Kenya Power also suspended 59 procurement staff amid tender fights involving top executives of the company. The list goes on.

The procurement process is usually handled by different officers, some of who are not procurement professionals. They include procurement initiation, processing and receipt of goods, works or services.

Corruption in procurement occurs at these stages. From need identification, selection of bidders, invoice approval and payment to storage and store recording, which must get the approval of the accounting officer.

The Accounting Officer among other roles must ensure that procurement and asset disposal contracts are entered into lawfully and implemented accordingly, informing the authorities.

Procurement managers and directors with the delegated authority of Accounting Officers are responsible for the coordination of purchases, contract negotiation and vendor management to ensure the strategy is implemented across the board.
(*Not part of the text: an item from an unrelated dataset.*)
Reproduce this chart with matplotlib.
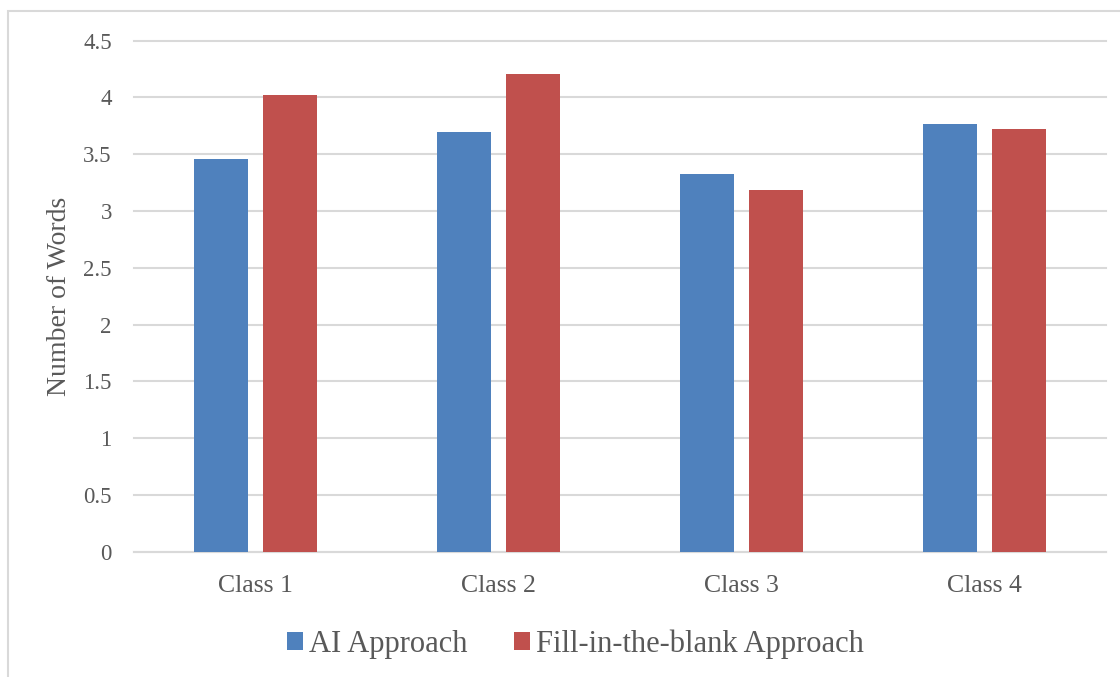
import numpy as np
import matplotlib
matplotlib.use('Agg')
import matplotlib.pyplot as plt
from matplotlib.patches import Rectangle

# data
classes = ['Class 1', 'Class 2', 'Class 3', 'Class 4']
ai_approach = [3.455, 3.70, 3.325, 3.77]
fill_blank = [4.02, 4.205, 3.185, 3.725]
series_names = ['AI Approach', 'Fill-in-the-blank Approach']
y_ticks = [0, 0.5, 1, 1.5, 2, 2.5, 3, 3.5, 4, 4.5]
y_tick_labels = ['0', '0.5', '1', '1.5', '2', '2.5', '3', '3.5', '4', '4.5']

plt.rcParams['font.family'] = ['Liberation Serif', 'DejaVu Serif']
text_color = '#595959'

W, H = 1120, 677
fig = plt.figure(figsize=(W / 100, H / 100), dpi=100)
ax = fig.add_axes([134 / W, 1 - 551.7 / H, (1106 - 134) / W, (551.7 - 40.7) / H])

x = np.arange(len(classes))
width = 0.222
ax.bar(x - 0.142, ai_approach, width, color='#4F81BD', label=series_names[0], zorder=3)
ax.bar(x + 0.142, fill_blank, width, color='#C0504D', label=series_names[1], zorder=3)

ax.set_xlim(-0.5, len(classes) - 0.5)
ax.set_ylim(0, 4.5)
ax.set_yticks(y_ticks)
ax.set_yticklabels(y_tick_labels)
ax.set_xticks(x)
ax.set_xticklabels(classes)
ax.tick_params(axis='both', length=0, colors=text_color)
ax.tick_params(axis='y', pad=16, labelsize=16.5)
ax.tick_params(axis='x', pad=17, labelsize=18.5)
ax.grid(axis='y', color='#D9D9D9', linewidth=1.5, zorder=0)
for line in ax.get_ygridlines():
    line.set_clip_on(False)
for s in ['top', 'right', 'left']:
    ax.spines[s].set_visible(False)
ax.spines['bottom'].set_color('#D9D9D9')
ax.spines['bottom'].set_linewidth(1.5)
ax.set_ylabel('Number of Words', fontsize=20, color=text_color, labelpad=8)

leg = fig.legend(loc='center', bbox_to_anchor=(575.5 / W, 1 - 644 / H), ncol=2, frameon=False,
                 fontsize=22, handlelength=0.52, handleheight=0.52, handletextpad=0.2,
                 columnspacing=1.54, borderpad=0)
for t in leg.get_texts():
    t.set_color(text_color)

# outer chart frame (cut off at the right and bottom)
fig.patches.append(Rectangle((8 / W, -0.1), 1.2, 1 - 11 / H + 0.1, transform=fig.transFigure,
                             fill=False, edgecolor='#D9D9D9', linewidth=1.5))

fig.savefig('out.png', dpi=100)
Unfortunately, in some institutions, the procurement function is still performed by non-procurement professionals.

For instance, in most public schools and middle-level colleges, procurement is done by accountants or bursars.

In some organisations, purchasing function is under the finance directors; worse, procurement professionals would still take instruction from the HR manager against the law.

According to UNDP, investing in an effective public procurement system that is based on transparency and competition can save the government huge sums of money and increase profitability.

Political and top management interference in procurement is often cited by various studies as the number one cause of non-compliance. There is a need for procurement officers to take full charge of functions.